On August 12, 2003, Great Lakes Carbon Income Fund completed an initial public offering of 18.5 million trust units priced at $10 per unit, for gross proceeds of $185 million. The net proceeds of the offering were used to acquire an indirect 35.05 per cent interest in Great Lakes Carbon LLC (GLC). The net proceeds from the IPO, together with borrowings under a new US$130 million senior credit facility and the private issuance of securities effectively exchangeable for units of the fund, were used to retire GLC’s previous capital structure consisting of a senior credit facility, senior subordinated notes and holding company discount debentures. GLC is the world’s largest producer of both anode and industrial grade calcined petroleum coke, a material used in the production of aluminum.
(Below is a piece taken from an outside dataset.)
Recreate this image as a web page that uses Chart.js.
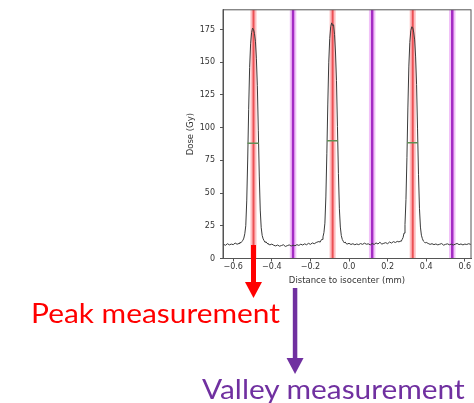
<!DOCTYPE html>
<html>
<head>
<meta charset="utf-8">
<script src="https://cdn.jsdelivr.net/npm/chart.js@4.4.1/dist/chart.umd.min.js"></script>
<style>
  html, body { margin: 0; padding: 0; background: #fff; }
  #wrap { position: relative; width: 474px; height: 403px; overflow: hidden; }
  #dose-graphic { position: absolute; left: 0; top: 0; }
  .note { position: absolute; font-family: Lato, "Open Sans", sans-serif; font-size: 27px; line-height: 27px; white-space: nowrap; transform-origin: 0 0; }
  #peak-note { color: #ff0000; left: 31px; top: 299px; }
  #valley-note { color: #7030a0; left: 202px; top: 375px; }
</style>
</head>
<body>
<div id="wrap">
  <canvas id="dose-graphic" width="474" height="403"></canvas>
  <div class="note" id="peak-note">Peak measurement</div>
  <div class="note" id="valley-note">Valley measurement</div>
</div>
<script>
// profile: distance (mm) / dose (Gy)
const distA = [-0.66, -0.65, -0.64, -0.63, -0.62, -0.61, -0.60, -0.59, -0.58, -0.57];
const doseA = [10.2, 10.8, 10.1, 11.3, 10.4, 11.0, 10.6, 11.8, 10.9, 11.5];

const distP1 = [-0.565, -0.56, -0.555, -0.55, -0.545, -0.54, -0.535, -0.53, -0.525, -0.52, -0.515, -0.51, -0.505, -0.50, -0.495,
    -0.49, -0.485, -0.48, -0.475, -0.47, -0.465, -0.46, -0.455, -0.45, -0.445, -0.44, -0.435, -0.43, -0.425];
const doseP1 = [12.4, 12.0, 13.1, 13.8, 15.6, 18.9, 25, 44, 76, 114, 146, 164, 172.5, 176, 175,
    172, 166, 153, 132, 98, 63, 37, 23.5, 17.6, 15.0, 13.6, 12.3, 12.8, 11.6];

const distB = [-0.42, -0.41, -0.40, -0.39, -0.38, -0.37, -0.36, -0.35, -0.34, -0.33, -0.32, -0.31, -0.30, -0.29,
    -0.28, -0.27, -0.26, -0.25, -0.24, -0.23, -0.22, -0.21, -0.20, -0.19, -0.18, -0.17, -0.16];
const doseB = [11.2, 10.4, 11.0, 10.1, 9.6, 10.3, 9.4, 9.9, 10.5, 9.2, 9.8, 10.4, 9.5, 10.2,
    9.7, 10.6, 10.0, 10.9, 10.3, 11.2, 10.5, 11.6, 10.8, 11.9, 11.3, 12.2, 12.8];

const distP2 = [-0.155, -0.15, -0.145, -0.14, -0.135, -0.13, -0.125, -0.12, -0.115, -0.11, -0.105, -0.10, -0.095, -0.09, -0.085,
    -0.08, -0.075, -0.07, -0.065, -0.06, -0.055, -0.05, -0.045, -0.04, -0.035, -0.03, -0.025, -0.02, -0.015];
const doseP2 = [13.0, 12.4, 14.0, 14.6, 16.5, 19.8, 27, 47, 80, 118, 150, 168, 177, 180, 178,
    178.5, 171, 157, 136, 101, 65, 38, 24, 17.5, 14.6, 13.2, 12.0, 12.6, 11.4];

const distC = [-0.01, 0.00, 0.01, 0.02, 0.03, 0.04, 0.05, 0.06, 0.07, 0.08, 0.09, 0.10, 0.11, 0.12,
    0.13, 0.14, 0.15, 0.16, 0.17, 0.18, 0.19, 0.20, 0.21, 0.22, 0.23, 0.24, 0.25];
const doseC = [11.0, 11.6, 10.7, 11.3, 10.5, 11.1, 10.6, 11.4, 10.8, 11.7, 10.9, 11.2, 10.4, 11.5,
    10.7, 11.9, 11.1, 12.4, 11.0, 11.6, 12.1, 11.3, 12.6, 11.8, 12.9, 12.2, 13.1];

const distP3 = [0.26, 0.265, 0.27, 0.275, 0.28, 0.285, 0.29, 0.295, 0.30, 0.305, 0.31, 0.315, 0.32, 0.325, 0.33,
    0.335, 0.34, 0.345, 0.35, 0.355, 0.36, 0.365, 0.37, 0.375, 0.38, 0.385, 0.39, 0.395, 0.40];
const doseP3 = [12.6, 13.4, 13.0, 14.5, 16.0, 19.4, 26, 45, 77, 115, 147, 165, 174, 177, 176.5,
    173, 167, 154, 133, 99, 64, 38, 24, 17.8, 15.2, 13.4, 12.7, 11.9, 12.3];

const distD = [0.41, 0.42, 0.43, 0.44, 0.45, 0.46, 0.47, 0.48, 0.49, 0.50, 0.51, 0.52,
    0.53, 0.54, 0.55, 0.56, 0.57, 0.58, 0.59, 0.60, 0.61, 0.62, 0.63, 0.64];
const doseD = [11.5, 10.8, 11.3, 10.6, 11.1, 10.4, 10.9, 11.4, 10.2, 10.8, 11.2, 10.5,
    11.0, 10.3, 10.9, 11.5, 10.6, 11.1, 10.4, 11.0, 10.7, 11.3, 10.8, 11.2];

// measurement positions (mm)
const peakPos = [-0.495, -0.085, 0.33];
const valleyPos = [-0.29, 0.12, 0.535];

// FWHM markers
const fwhmLevel = [88, 90, 88.5];
const fwhmStart = [-0.526, -0.114, 0.301];
const fwhmEnd = [-0.467, -0.057, 0.357];

const xTicks = [-0.6, -0.4, -0.2, 0.0, 0.2, 0.4, 0.6];
const yTicks = [0, 25, 50, 75, 100, 125, 150, 175];

(function () {
    const graphic = document.querySelector('#dose-graphic');

    const dist = [].concat(distA, distP1, distB, distP2, distC, distP3, distD);
    const dose = [].concat(doseA, doseP1, doseB, doseP2, doseC, doseP3, doseD);
    const profile = dist.map((d, i) => ({ x: d, y: dose[i] }));

    function verticals(list) {
        const pts = [];
        list.forEach(p => {
            pts.push({ x: p, y: 0 }, { x: p, y: 190 }, { x: p, y: null });
        });
        return pts;
    }

    const fwhm = [];
    fwhmLevel.forEach((lvl, i) => {
        fwhm.push({ x: fwhmStart[i], y: lvl }, { x: fwhmEnd[i], y: lvl }, { x: fwhmEnd[i], y: null });
    });

    const lineBase = { pointRadius: 0, spanGaps: false, tension: 0, fill: false };

    const frame = {
        id: 'frame',
        afterDatasetsDraw(chart) {
            const { ctx, chartArea: a } = chart;
            ctx.save();
            ctx.strokeStyle = '#555';
            ctx.lineWidth = 1;
            ctx.strokeRect(a.left, a.top, a.right - a.left, a.bottom - a.top);
            ctx.restore();
        },
        afterDraw(chart) {
            const { ctx } = chart;
            const xs = chart.scales.x;
            drawArrow(ctx, xs.getPixelForValue(peakPos[0]), 245, 298, 5, 17, 16, '#ff0000');
            drawArrow(ctx, xs.getPixelForValue(valleyPos[0]) + 2, 288, 374, 4.5, 17, 16, '#7030a0');
        }
    };

    function drawArrow(ctx, x, y0, y1, w, headW, headH, color) {
        ctx.save();
        ctx.fillStyle = color;
        ctx.fillRect(x - w / 2, y0, w, y1 - y0 - headH);
        ctx.beginPath();
        ctx.moveTo(x - headW / 2, y1 - headH);
        ctx.lineTo(x + headW / 2, y1 - headH);
        ctx.lineTo(x, y1);
        ctx.closePath();
        ctx.fill();
        ctx.restore();
    }

    const tickFont = { family: 'DejaVu Sans', size: 8 };
    const titleFont = { family: 'DejaVu Sans', size: 8.5 };

    new Chart(graphic, {
        type: 'line',
        data: {
            datasets: [
                Object.assign({ data: fwhm, borderColor: '#5f8f55', borderWidth: 1.5, order: 0 }, lineBase),
                Object.assign({ data: profile, borderColor: '#3a3a3a', borderWidth: 1, order: 1 }, lineBase),
                Object.assign({ data: verticals(peakPos), borderColor: 'rgba(232, 52, 58, 0.8)', borderWidth: 2, order: 2 }, lineBase),
                Object.assign({ data: verticals(peakPos), borderColor: 'rgba(250, 110, 115, 0.45)', borderWidth: 6, order: 3 }, lineBase),
                Object.assign({ data: verticals(valleyPos), borderColor: '#a42cc4', borderWidth: 2.5, order: 4 }, lineBase),
                Object.assign({ data: verticals(valleyPos), borderColor: 'rgba(225, 120, 240, 0.45)', borderWidth: 6.5, order: 5 }, lineBase)
            ]
        },
        options: {
            responsive: false,
            animation: false,
            devicePixelRatio: 1,
            layout: {
                padding: { left: 185.5, right: 3, top: 9.5, bottom: 117 }
            },
            scales: {
                x: {
                    type: 'linear',
                    min: -0.653,
                    max: 0.632,
                    afterFit: s => { s.height = 27.5; },
                    afterBuildTicks: s => { s.ticks = xTicks.map(v => ({ value: v })); },
                    ticks: {
                        font: tickFont,
                        color: '#333',
                        padding: 1,
                        maxRotation: 0,
                        callback: v => v.toFixed(1).replace('-', '\u2212')
                    },
                    grid: { display: true, drawOnChartArea: false, drawTicks: true, tickLength: 3, color: '#555' },
                    border: { display: true, color: '#555' },
                    title: { display: true, text: 'Distance to isocenter (mm)', font: titleFont, color: '#333', padding: 0 }
                },
                y: {
                    type: 'linear',
                    min: 0,
                    max: 190,
                    afterFit: s => { s.width = 37.5; },
                    afterBuildTicks: s => { s.ticks = yTicks.map(v => ({ value: v })); },
                    ticks: { font: tickFont, color: '#333', padding: 5 },
                    grid: { display: true, drawOnChartArea: false, drawTicks: true, tickLength: 3, color: '#555' },
                    border: { display: true, color: '#555' },
                    title: { display: true, text: 'Dose (Gy)', font: titleFont, color: '#333', padding: 0 }
                }
            },
            plugins: {
                legend: { display: false },
                tooltip: { enabled: false }
            }
        },
        plugins: [frame]
    });

    // stretch the notes to the width they take in the picture
    [['#peak-note', 249], ['#valley-note', 263]].forEach(([sel, w]) => {
        const el = document.querySelector(sel);
        el.style.transform = 'scaleX(' + (w / el.offsetWidth) + ')';
    });
})();
</script>
</body>
</html>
The offering was underwritten by a syndicate of underwriters led by BMO Nesbitt Burns Inc., and included National Bank Financial Inc., RBC Dominion Securities Inc., Scotia Capital Inc. and TD Securities Inc. The underwriters were granted an over-allotment option to purchase up to an additional 1.85 million trust units at $10 per unit. If the option is exercised, the net proceeds received will be used by the fund to indirectly acquire an additional interest in GLC from certain of its existing investors.
Great Lakes Carbon Corporation and the fund were represented by Torys LLP in Toronto and New York, with a team that included Jamie Scarlett, Glen Johnson and Melinda Anderson (Canadian corporate/securities), Luci Staller Altman, Darren Baccus, Amy Johnson-Spina, Mark Adkins and Maria Krasnikow (U.S. corporate), Jeff Gracer and Karin Bonner (U.S. environmental), Corrado Cardarelli and Ann Marie McGovern (Canadian tax) and Peter Keenan and Pamela Petree (U.S. tax).
The underwriters were represented in Canada, by Goodmans LLP with a team that included Stephen Pincus, Sheldon Freeman, Michael Partridge, Grant McGlaughlin, Gesta Abols and Mark Ableman (corporate/securities) and Mitch Sherman, Maureen Berry and Jon Northup (tax); and in the U.S., by Paul, Weiss, Rifkind, Wharton & Garrison LLP with a team that included Andrew Foley and Sheila Gibb (corporate) and Richard Bronstein and Michael Levin (tax) in New York.